** START Collected data **
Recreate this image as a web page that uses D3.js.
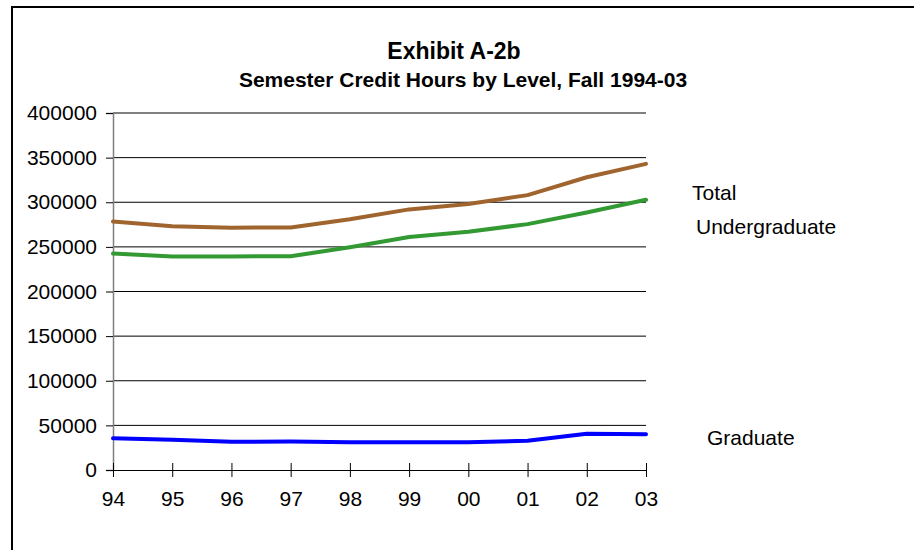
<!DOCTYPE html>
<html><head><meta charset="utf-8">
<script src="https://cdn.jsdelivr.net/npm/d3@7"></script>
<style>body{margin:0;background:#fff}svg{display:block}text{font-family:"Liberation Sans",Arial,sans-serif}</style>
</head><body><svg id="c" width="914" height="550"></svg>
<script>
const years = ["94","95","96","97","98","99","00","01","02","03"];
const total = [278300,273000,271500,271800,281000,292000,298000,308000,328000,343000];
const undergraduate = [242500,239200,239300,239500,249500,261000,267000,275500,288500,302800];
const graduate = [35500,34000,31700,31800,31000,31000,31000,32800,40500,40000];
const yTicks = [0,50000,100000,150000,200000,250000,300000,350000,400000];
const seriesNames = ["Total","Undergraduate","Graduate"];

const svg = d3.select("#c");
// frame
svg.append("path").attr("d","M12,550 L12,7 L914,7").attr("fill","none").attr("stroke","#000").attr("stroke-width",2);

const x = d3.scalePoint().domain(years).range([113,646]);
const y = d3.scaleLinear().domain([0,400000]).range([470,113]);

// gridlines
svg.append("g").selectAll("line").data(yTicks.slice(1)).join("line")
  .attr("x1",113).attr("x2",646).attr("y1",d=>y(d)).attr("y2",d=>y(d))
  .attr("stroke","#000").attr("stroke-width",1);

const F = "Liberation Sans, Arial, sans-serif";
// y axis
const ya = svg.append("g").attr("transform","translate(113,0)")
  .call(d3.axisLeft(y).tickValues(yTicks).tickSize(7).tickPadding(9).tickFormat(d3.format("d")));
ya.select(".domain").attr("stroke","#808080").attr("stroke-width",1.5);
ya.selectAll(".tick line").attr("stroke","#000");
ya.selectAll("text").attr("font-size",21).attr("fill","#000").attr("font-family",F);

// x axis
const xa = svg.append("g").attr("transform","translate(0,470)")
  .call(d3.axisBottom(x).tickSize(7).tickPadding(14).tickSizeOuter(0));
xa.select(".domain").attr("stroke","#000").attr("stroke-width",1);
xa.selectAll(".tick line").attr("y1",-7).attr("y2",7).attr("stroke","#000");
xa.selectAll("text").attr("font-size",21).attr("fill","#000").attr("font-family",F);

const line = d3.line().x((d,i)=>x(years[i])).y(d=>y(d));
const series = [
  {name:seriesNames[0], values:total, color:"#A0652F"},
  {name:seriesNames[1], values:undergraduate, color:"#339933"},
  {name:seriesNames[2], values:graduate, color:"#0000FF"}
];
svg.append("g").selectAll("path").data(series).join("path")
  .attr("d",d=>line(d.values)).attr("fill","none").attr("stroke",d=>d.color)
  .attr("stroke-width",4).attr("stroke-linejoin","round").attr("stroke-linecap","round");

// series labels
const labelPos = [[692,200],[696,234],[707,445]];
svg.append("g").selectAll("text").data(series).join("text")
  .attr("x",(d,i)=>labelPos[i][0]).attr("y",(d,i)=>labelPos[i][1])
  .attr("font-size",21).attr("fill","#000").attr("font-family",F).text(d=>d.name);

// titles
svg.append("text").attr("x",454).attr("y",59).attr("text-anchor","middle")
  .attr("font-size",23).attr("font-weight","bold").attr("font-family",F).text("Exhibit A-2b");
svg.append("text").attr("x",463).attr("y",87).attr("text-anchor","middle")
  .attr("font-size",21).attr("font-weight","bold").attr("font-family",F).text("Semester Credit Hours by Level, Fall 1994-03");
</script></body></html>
** END Collected data **
### Given instruction
All of the data needs repeating exactly, but the pictures do not.

### The answer
Recreate this image as a web page that uses D3.js.
<!DOCTYPE html>
<html><head><meta charset="utf-8">
<script src="https://cdn.jsdelivr.net/npm/d3@7"></script>
<style>body{margin:0;background:#fff}svg{display:block}text{font-family:"Liberation Sans",Arial,sans-serif}</style>
</head><body><svg id="c" width="914" height="550"></svg>
<script>
const years = ["94","95","96","97","98","99","00","01","02","03"];
const total = [278300,273000,271500,271800,281000,292000,298000,308000,328000,343000];
const undergraduate = [242500,239200,239300,239500,249500,261000,267000,275500,288500,302800];
const graduate = [35500,34000,31700,31800,31000,31000,31000,32800,40500,40000];
const yTicks = [0,50000,100000,150000,200000,250000,300000,350000,400000];
const seriesNames = ["Total","Undergraduate","Graduate"];

const svg = d3.select("#c");
// frame
svg.append("path").attr("d","M12,550 L12,7 L914,7").attr("fill","none").attr("stroke","#000").attr("stroke-width",2);

const x = d3.scalePoint().domain(years).range([113,646]);
const y = d3.scaleLinear().domain([0,400000]).range([470,113]);

// gridlines
svg.append("g").selectAll("line").data(yTicks.slice(1)).join("line")
  .attr("x1",113).attr("x2",646).attr("y1",d=>y(d)).attr("y2",d=>y(d))
  .attr("stroke","#000").attr("stroke-width",1);

const F = "Liberation Sans, Arial, sans-serif";
// y axis
const ya = svg.append("g").attr("transform","translate(113,0)")
  .call(d3.axisLeft(y).tickValues(yTicks).tickSize(7).tickPadding(9).tickFormat(d3.format("d")));
ya.select(".domain").attr("stroke","#808080").attr("stroke-width",1.5);
ya.selectAll(".tick line").attr("stroke","#000");
ya.selectAll("text").attr("font-size",21).attr("fill","#000").attr("font-family",F);

// x axis
const xa = svg.append("g").attr("transform","translate(0,470)")
  .call(d3.axisBottom(x).tickSize(7).tickPadding(14).tickSizeOuter(0));
xa.select(".domain").attr("stroke","#000").attr("stroke-width",1);
xa.selectAll(".tick line").attr("y1",-7).attr("y2",7).attr("stroke","#000");
xa.selectAll("text").attr("font-size",21).attr("fill","#000").attr("font-family",F);

const line = d3.line().x((d,i)=>x(years[i])).y(d=>y(d));
const series = [
  {name:seriesNames[0], values:total, color:"#A0652F"},
  {name:seriesNames[1], values:undergraduate, color:"#339933"},
  {name:seriesNames[2], values:graduate, color:"#0000FF"}
];
svg.append("g").selectAll("path").data(series).join("path")
  .attr("d",d=>line(d.values)).attr("fill","none").attr("stroke",d=>d.color)
  .attr("stroke-width",4).attr("stroke-linejoin","round").attr("stroke-linecap","round");

// series labels
const labelPos = [[692,200],[696,234],[707,445]];
svg.append("g").selectAll("text").data(series).join("text")
  .attr("x",(d,i)=>labelPos[i][0]).attr("y",(d,i)=>labelPos[i][1])
  .attr("font-size",21).attr("fill","#000").attr("font-family",F).text(d=>d.name);

// titles
svg.append("text").attr("x",454).attr("y",59).attr("text-anchor","middle")
  .attr("font-size",23).attr("font-weight","bold").attr("font-family",F).text("Exhibit A-2b");
svg.append("text").attr("x",463).attr("y",87).attr("text-anchor","middle")
  .attr("font-size",21).attr("font-weight","bold").attr("font-family",F).text("Semester Credit Hours by Level, Fall 1994-03");
</script></body></html>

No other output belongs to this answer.